### What the task asks
Copy the listing below line for line, starting at its first line and ending with the line that has "27.75, 29.45, 28.7];" in it. Add nothing.

### Data excerpt
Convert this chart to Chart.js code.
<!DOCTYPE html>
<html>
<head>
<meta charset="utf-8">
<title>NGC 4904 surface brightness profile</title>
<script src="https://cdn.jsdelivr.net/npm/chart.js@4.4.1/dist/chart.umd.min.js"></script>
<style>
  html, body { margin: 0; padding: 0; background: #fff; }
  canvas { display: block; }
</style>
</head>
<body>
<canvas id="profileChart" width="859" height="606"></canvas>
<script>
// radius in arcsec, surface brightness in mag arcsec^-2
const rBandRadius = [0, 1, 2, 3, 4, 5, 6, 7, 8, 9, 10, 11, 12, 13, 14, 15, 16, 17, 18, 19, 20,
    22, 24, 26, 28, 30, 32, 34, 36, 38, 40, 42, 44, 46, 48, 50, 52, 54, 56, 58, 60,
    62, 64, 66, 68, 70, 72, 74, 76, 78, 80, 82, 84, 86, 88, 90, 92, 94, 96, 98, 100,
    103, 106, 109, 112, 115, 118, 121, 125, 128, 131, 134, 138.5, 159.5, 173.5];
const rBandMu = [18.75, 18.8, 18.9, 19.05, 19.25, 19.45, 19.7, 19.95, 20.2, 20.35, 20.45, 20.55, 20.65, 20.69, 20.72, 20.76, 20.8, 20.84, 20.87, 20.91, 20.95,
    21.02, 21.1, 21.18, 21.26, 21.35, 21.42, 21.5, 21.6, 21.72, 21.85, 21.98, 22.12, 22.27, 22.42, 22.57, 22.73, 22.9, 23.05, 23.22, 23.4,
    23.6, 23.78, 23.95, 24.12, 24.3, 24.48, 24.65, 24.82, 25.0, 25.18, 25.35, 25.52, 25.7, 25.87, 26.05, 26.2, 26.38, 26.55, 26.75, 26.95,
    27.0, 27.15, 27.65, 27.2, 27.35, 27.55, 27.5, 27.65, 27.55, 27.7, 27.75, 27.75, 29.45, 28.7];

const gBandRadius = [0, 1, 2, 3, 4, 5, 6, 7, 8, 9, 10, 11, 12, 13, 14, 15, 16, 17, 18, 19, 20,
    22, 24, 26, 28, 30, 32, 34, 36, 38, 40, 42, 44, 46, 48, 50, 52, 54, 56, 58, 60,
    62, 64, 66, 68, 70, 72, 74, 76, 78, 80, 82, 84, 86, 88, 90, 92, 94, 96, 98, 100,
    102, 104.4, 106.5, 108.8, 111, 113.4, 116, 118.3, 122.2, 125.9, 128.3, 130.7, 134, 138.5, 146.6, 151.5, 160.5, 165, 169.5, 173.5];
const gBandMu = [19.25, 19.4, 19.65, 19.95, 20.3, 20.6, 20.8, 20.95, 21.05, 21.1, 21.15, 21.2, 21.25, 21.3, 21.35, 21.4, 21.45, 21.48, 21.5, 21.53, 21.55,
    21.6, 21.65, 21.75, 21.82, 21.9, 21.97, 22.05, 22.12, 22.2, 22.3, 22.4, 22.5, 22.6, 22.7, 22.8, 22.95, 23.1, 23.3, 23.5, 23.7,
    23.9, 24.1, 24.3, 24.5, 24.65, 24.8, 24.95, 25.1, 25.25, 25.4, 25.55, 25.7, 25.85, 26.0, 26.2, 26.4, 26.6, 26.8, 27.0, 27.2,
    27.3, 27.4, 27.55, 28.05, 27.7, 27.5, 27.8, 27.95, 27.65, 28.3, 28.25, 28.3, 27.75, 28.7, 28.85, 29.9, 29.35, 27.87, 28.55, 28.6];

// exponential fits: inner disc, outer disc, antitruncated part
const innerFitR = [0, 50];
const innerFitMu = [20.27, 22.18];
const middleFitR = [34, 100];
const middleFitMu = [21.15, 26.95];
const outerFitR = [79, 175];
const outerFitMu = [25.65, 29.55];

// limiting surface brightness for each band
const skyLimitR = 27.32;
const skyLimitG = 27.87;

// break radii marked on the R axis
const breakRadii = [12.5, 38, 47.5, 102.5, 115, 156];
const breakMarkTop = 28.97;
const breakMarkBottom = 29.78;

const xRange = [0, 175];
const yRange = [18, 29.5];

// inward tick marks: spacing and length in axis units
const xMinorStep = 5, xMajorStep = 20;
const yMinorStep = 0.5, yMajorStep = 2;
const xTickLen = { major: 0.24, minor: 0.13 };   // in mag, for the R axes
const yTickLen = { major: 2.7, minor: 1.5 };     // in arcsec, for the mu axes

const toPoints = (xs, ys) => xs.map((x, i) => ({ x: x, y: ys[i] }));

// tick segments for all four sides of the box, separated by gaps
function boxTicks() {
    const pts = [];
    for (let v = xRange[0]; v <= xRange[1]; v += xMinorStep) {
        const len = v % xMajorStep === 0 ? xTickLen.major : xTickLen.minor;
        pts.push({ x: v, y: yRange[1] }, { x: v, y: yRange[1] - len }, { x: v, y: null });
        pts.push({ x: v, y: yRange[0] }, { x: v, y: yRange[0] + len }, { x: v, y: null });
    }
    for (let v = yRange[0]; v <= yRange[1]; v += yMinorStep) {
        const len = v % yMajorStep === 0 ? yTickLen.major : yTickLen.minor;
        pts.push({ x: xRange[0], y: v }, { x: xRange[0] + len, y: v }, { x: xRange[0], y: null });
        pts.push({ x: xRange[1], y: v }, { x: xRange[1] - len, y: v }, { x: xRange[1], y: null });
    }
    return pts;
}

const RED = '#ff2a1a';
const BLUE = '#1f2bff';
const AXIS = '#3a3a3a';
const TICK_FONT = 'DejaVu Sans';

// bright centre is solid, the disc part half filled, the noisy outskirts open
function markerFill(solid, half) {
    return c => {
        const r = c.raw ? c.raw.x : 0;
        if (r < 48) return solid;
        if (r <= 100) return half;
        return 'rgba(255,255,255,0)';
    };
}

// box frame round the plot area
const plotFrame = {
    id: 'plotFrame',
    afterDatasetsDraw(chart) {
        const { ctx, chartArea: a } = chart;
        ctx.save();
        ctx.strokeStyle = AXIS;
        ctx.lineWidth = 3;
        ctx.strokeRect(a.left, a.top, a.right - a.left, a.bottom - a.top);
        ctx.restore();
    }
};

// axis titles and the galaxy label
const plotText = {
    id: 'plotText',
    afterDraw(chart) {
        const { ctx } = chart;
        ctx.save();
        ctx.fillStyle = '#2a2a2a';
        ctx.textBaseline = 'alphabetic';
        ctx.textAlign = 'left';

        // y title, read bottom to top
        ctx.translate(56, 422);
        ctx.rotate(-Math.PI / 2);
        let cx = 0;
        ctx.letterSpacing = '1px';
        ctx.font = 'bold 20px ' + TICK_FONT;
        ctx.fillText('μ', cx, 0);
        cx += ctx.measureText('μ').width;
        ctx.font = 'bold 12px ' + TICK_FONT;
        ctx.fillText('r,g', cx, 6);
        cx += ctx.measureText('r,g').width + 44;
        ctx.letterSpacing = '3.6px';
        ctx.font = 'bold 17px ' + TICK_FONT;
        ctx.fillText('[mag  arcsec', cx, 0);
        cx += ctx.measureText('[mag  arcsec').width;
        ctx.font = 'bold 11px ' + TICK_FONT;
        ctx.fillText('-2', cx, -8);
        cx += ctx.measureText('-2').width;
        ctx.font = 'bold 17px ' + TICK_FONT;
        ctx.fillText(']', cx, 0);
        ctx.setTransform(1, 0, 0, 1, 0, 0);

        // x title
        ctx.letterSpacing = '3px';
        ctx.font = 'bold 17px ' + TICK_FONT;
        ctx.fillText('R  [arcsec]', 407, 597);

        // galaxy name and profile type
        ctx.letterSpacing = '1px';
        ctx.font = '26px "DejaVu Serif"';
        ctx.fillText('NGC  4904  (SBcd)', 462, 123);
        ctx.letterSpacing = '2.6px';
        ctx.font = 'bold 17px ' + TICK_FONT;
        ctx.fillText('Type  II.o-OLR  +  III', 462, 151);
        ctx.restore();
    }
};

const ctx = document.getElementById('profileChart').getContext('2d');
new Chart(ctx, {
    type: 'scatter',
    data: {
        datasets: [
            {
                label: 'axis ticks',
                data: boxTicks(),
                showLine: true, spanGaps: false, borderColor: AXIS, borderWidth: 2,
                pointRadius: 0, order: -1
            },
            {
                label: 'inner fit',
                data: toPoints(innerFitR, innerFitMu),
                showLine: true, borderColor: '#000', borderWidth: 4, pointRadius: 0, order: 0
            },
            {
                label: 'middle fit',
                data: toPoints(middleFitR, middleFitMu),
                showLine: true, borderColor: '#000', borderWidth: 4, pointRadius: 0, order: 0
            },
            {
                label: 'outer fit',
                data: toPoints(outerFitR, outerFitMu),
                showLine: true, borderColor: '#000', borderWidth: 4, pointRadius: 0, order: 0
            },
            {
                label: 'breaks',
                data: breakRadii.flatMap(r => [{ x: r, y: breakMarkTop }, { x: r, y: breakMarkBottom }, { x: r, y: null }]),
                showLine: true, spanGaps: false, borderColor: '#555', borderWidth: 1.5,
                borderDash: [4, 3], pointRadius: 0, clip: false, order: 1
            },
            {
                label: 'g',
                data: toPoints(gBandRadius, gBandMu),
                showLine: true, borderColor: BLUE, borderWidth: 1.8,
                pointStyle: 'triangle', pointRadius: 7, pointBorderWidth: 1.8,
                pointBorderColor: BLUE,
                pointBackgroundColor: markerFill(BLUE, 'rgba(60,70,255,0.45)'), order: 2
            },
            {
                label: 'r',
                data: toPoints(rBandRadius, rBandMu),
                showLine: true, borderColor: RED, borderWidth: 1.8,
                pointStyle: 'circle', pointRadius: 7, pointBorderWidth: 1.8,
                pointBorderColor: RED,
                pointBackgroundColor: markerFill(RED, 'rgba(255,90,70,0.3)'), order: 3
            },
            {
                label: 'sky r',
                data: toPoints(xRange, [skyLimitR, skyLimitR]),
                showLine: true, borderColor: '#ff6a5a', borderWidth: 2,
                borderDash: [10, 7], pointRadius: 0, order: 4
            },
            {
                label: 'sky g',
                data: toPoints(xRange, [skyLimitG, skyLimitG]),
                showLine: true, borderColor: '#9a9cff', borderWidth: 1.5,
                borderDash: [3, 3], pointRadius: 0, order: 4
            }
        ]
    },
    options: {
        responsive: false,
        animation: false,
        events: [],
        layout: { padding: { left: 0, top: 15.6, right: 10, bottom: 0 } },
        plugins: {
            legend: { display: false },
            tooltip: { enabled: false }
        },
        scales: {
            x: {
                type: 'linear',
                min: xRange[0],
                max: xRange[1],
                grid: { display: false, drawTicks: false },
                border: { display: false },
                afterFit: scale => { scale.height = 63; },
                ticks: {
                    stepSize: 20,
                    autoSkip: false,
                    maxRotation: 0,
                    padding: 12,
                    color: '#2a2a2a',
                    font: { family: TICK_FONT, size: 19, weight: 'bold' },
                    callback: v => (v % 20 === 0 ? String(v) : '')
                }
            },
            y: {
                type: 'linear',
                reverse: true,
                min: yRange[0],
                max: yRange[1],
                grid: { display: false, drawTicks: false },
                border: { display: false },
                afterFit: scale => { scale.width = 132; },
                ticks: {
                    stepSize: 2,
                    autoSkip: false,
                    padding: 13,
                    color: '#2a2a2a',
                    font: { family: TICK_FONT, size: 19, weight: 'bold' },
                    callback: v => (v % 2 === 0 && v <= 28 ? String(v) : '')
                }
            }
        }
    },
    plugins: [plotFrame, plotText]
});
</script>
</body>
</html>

### Expected output
Convert this chart to Chart.js code.
<!DOCTYPE html>
<html>
<head>
<meta charset="utf-8">
<title>NGC 4904 surface brightness profile</title>
<script src="https://cdn.jsdelivr.net/npm/chart.js@4.4.1/dist/chart.umd.min.js"></script>
<style>
  html, body { margin: 0; padding: 0; background: #fff; }
  canvas { display: block; }
</style>
</head>
<body>
<canvas id="profileChart" width="859" height="606"></canvas>
<script>
// radius in arcsec, surface brightness in mag arcsec^-2
const rBandRadius = [0, 1, 2, 3, 4, 5, 6, 7, 8, 9, 10, 11, 12, 13, 14, 15, 16, 17, 18, 19, 20,
    22, 24, 26, 28, 30, 32, 34, 36, 38, 40, 42, 44, 46, 48, 50, 52, 54, 56, 58, 60,
    62, 64, 66, 68, 70, 72, 74, 76, 78, 80, 82, 84, 86, 88, 90, 92, 94, 96, 98, 100,
    103, 106, 109, 112, 115, 118, 121, 125, 128, 131, 134, 138.5, 159.5, 173.5];
const rBandMu = [18.75, 18.8, 18.9, 19.05, 19.25, 19.45, 19.7, 19.95, 20.2, 20.35, 20.45, 20.55, 20.65, 20.69, 20.72, 20.76, 20.8, 20.84, 20.87, 20.91, 20.95,
    21.02, 21.1, 21.18, 21.26, 21.35, 21.42, 21.5, 21.6, 21.72, 21.85, 21.98, 22.12, 22.27, 22.42, 22.57, 22.73, 22.9, 23.05, 23.22, 23.4,
    23.6, 23.78, 23.95, 24.12, 24.3, 24.48, 24.65, 24.82, 25.0, 25.18, 25.35, 25.52, 25.7, 25.87, 26.05, 26.2, 26.38, 26.55, 26.75, 26.95,
    27.0, 27.15, 27.65, 27.2, 27.35, 27.55, 27.5, 27.65, 27.55, 27.7, 27.75, 27.75, 29.45, 28.7];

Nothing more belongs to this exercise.